The rationality/irrationality is perhaps a moot point. As a product or service vendor you don't "win" many arguments with your customers. So if the customers feel safer (whether they are statistically or not and whether this feeling is rational or not) due to the nets, then the arena puts the nets up.
Not sure what happened there, but the first paragraph was supposed to read: One of the first things we law students learn is the Learned Hand formula: B
I apologize. Apparently typepad doesn't like the "less than" sign. Here's my analysis and the Hand formula again:
B(less than)pL. If the burden of preventing harm(B) is less than the probability of harm(p) times the degree of loss(L), then an actor is negligent. In this case, the burden of buying and installing nets is probably very low. The probability of harm is also low, but the loss is death. Thus, it is likely that the small burden of installing nets is outweighed by the benefits (fewer death/injuries).
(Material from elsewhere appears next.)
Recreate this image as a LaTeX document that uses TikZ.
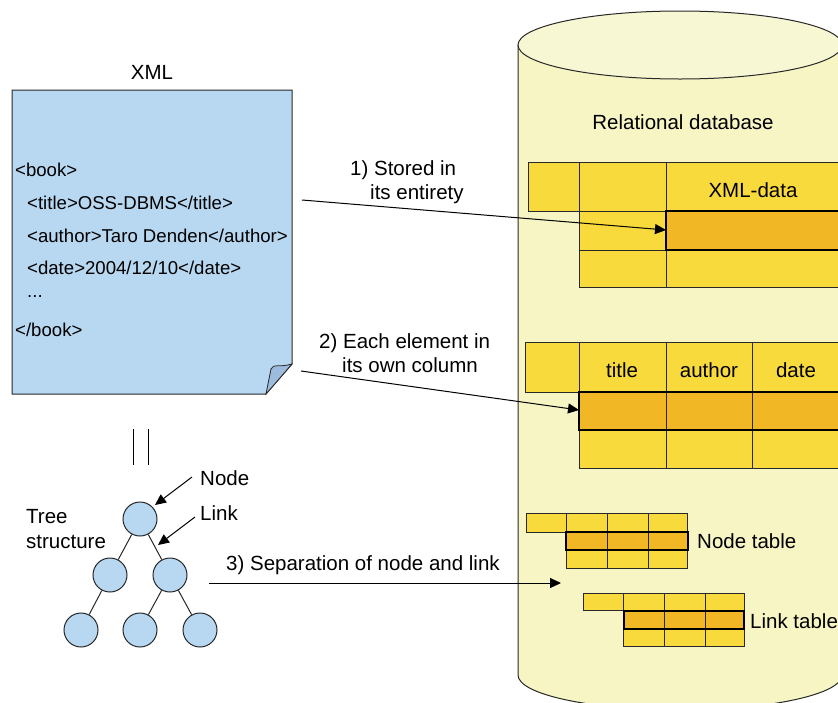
\documentclass[tikz,border=0pt]{standalone}
\usepackage{fontspec}
\setmainfont{Liberation Sans}
\usetikzlibrary{arrows.meta}
\definecolor{docblue}{RGB}{184,216,241}
\definecolor{flapblue}{RGB}{157,187,221}
\definecolor{cylside}{RGB}{247,245,196}
\definecolor{cyltop}{RGB}{247,247,212}
\definecolor{cellyel}{RGB}{248,218,60}
\definecolor{cellorg}{RGB}{242,183,36}
\definecolor{edge}{RGB}{40,40,40}
\tikzset{
  txt/.style={inner sep=0pt, font=\fontsize{20.5}{24}\selectfont, text=black},
  doctxt/.style={inner sep=0pt, font=\fontsize{18.6}{22}\selectfont, text=black},
  cell/.style={fill=cellyel, draw=edge, line width=1pt},
  hcell/.style={fill=cellorg, draw=edge, line width=1pt},
  hrow/.style={draw=black, line width=2pt},
  arr/.style={draw=black, line width=1pt, -{Triangle[length=11pt,width=10pt]}},
  tnode/.style={circle, draw=edge, line width=1pt, fill=docblue, minimum size=34pt, inner sep=0pt},
  tlink/.style={draw=edge, line width=1pt},
}
\begin{document}
\begin{tikzpicture}[x=1pt,y=-1pt]
\useasboundingbox (0,0) rectangle (838,702);
\clip (0,0) rectangle (838,702);
% cylinder
\path[fill=cylside, draw=edge, line width=1pt] (518,45) -- (518,675)
  arc[start angle=180, end angle=360, x radius=162pt, y radius=35pt] -- (842,45);
\draw[fill=cyltop, draw=edge, line width=1pt] (680,45) ellipse [x radius=162pt, y radius=34pt];
\node[txt] (rdb) at (683,122) {Relational database};

% table 1
\draw[cell] (528,162) rectangle (579,211);
\draw[cell] (579,162) rectangle (666,211);
\draw[cell] (666,162) rectangle (850,211);
\draw[cell] (579,211) rectangle (666,250);
\draw[hcell] (666,211) rectangle (850,250);
\draw[cell] (579,250) rectangle (666,287);
\draw[cell] (666,250) rectangle (850,287);
\draw[hrow] (666,211) rectangle (850,250);
\node[txt] (xmldata) at (753,190) {XML-data};
\coordinate (t1row) at (666,230);

% table 2
\draw[cell] (525,342) rectangle (579,392);
\draw[cell] (579,342) rectangle (666,392);
\draw[cell] (666,342) rectangle (752,392);
\draw[cell] (752,342) rectangle (850,392);
\draw[hcell] (579,392) rectangle (666,430);
\draw[hcell] (666,392) rectangle (752,430);
\draw[hcell] (752,392) rectangle (850,430);
\draw[cell] (579,430) rectangle (666,468);
\draw[cell] (666,430) rectangle (752,468);
\draw[cell] (752,430) rectangle (850,468);
\draw[hrow] (579,392) rectangle (850,430);
\node[txt] (ctitle) at (622,370) {title};
\node[txt] (cauthor) at (709,370) {author};
\node[txt] (cdate) at (796,370) {date};
\coordinate (t2row) at (579,410);

% node table
\draw[cell] (526,513) rectangle (566,532);
\foreach \a/\b in {566/607.5, 607.5/648.5, 648.5/687.5}{
  \draw[cell] (\a,513) rectangle (\b,532);
  \draw[hcell] (\a,532) rectangle (\b,550);
  \draw[cell] (\a,550) rectangle (\b,568.5);
}
\draw[hrow] (566,532) rectangle (687.5,550);
\node[txt, anchor=west] (nodetab) at (697,541) {Node table};

% link table
\draw[cell] (583,593) rectangle (623.5,610.5);
\foreach \a/\b in {623.5/664, 664/705, 705/744}{
  \draw[cell] (\a,593) rectangle (\b,610.5);
  \draw[hcell] (\a,610.5) rectangle (\b,628.5);
  \draw[cell] (\a,628.5) rectangle (\b,646.5);
}
\draw[hrow] (623.5,610.5) rectangle (744,628.5);
\node[txt, anchor=west] (linktab) at (750,621) {Link table};
\coordinate (t3end) at (561,583);

% XML document
\node[txt] (xmltitle) at (152,72) {XML};
\draw[fill=docblue, draw=edge, line width=1pt] (12,90) -- (292,90) -- (292,364) -- (266,394) -- (12,394) -- cycle;
\draw[fill=flapblue, draw=edge, line width=0.8pt] (266,394) -- (271,369) .. controls (274,363) and (278,368) .. (292,364) -- cycle;
\node[doctxt, anchor=west] (l1) at (15,170) {<book>};
\node[doctxt, anchor=west] (l2) at (27,203) {<title>OSS-DBMS</title>};
\node[doctxt, anchor=west] (l3) at (27,236) {<author>Taro Denden</author>};
\node[doctxt, anchor=west] (l4) at (27,268) {<date>2004/12/10</date>};
\node[doctxt, anchor=west] (l5) at (27,296) {...};
\node[doctxt, anchor=west] (l6) at (15,330) {</book>};
\coordinate (a1s) at (302,200);
\coordinate (a2s) at (301,371);

% arrows 1 and 2
\node[txt, anchor=west, align=left] (lab1) at (350,182.5) {1) Stored in\\\hspace*{20pt}its entirety};
\draw[arr] (a1s) -- (t1row);
\node[txt, anchor=west, align=left] (lab2) at (319,353) {2) Each element in\\\hspace*{23pt}its own column};
\draw[arr] (a2s) -- (t2row);

% tree
\draw[line width=1pt] (133,429) -- (133,465);
\draw[line width=1pt] (148,429) -- (148,465);
\node[tnode] (r) at (140,519) {};
\node[tnode] (c1) at (110,575) {};
\node[tnode] (c2) at (170,575) {};
\node[tnode] (g1) at (81,630) {};
\node[tnode] (g2) at (140,630) {};
\node[tnode] (g3) at (200,630) {};
\draw[tlink] (r) -- (c1);
\draw[tlink] (r) -- (c2);
\draw[tlink] (c1) -- (g1);
\draw[tlink] (c2) -- (g2);
\draw[tlink] (c2) -- (g3);
\node[txt, anchor=west] (nodelab) at (200,478) {Node};
\node[txt, anchor=west] (linklab) at (200,513) {Link};
\coordinate (nls) at (192,477);
\coordinate (nle) at (155,505);
\coordinate (lls) at (195,517);
\coordinate (lle) at (158,545);
\draw[arr] (nls) -- (nle);
\draw[arr] (lls) -- (lle);
\node[txt, anchor=west, align=left, font=\fontsize{20.5}{25.5}\selectfont] (treelab) at (26,529) {Tree\\structure};

% arrow 3
\node[txt, anchor=west] (lab3) at (226,565) {3) Separation of node and link};
\coordinate (a3s) at (209,583);
\draw[arr] (a3s) -- (t3end);
\end{tikzpicture}
\end{document}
If the courts get the level of damages right, then the team owner will act efficiently if he is held liable whenever a fan is killed by a puck. In this case a risk neutral owner will only install nets if the cost of the nets is lower than the expected harm caused by him not putting up nets.
CT…most blogs won't like the 'less than' sign, because it's used in HTML code to execute text commands, like how you make something italic or bold. You put an 'i' or a 'b' in between less than and greater than signs (why the heck can't I remember what they're called??) on each side of the text, (along with a forward slash on the back side of the text, to tell it to 'end italics' or 'end bold').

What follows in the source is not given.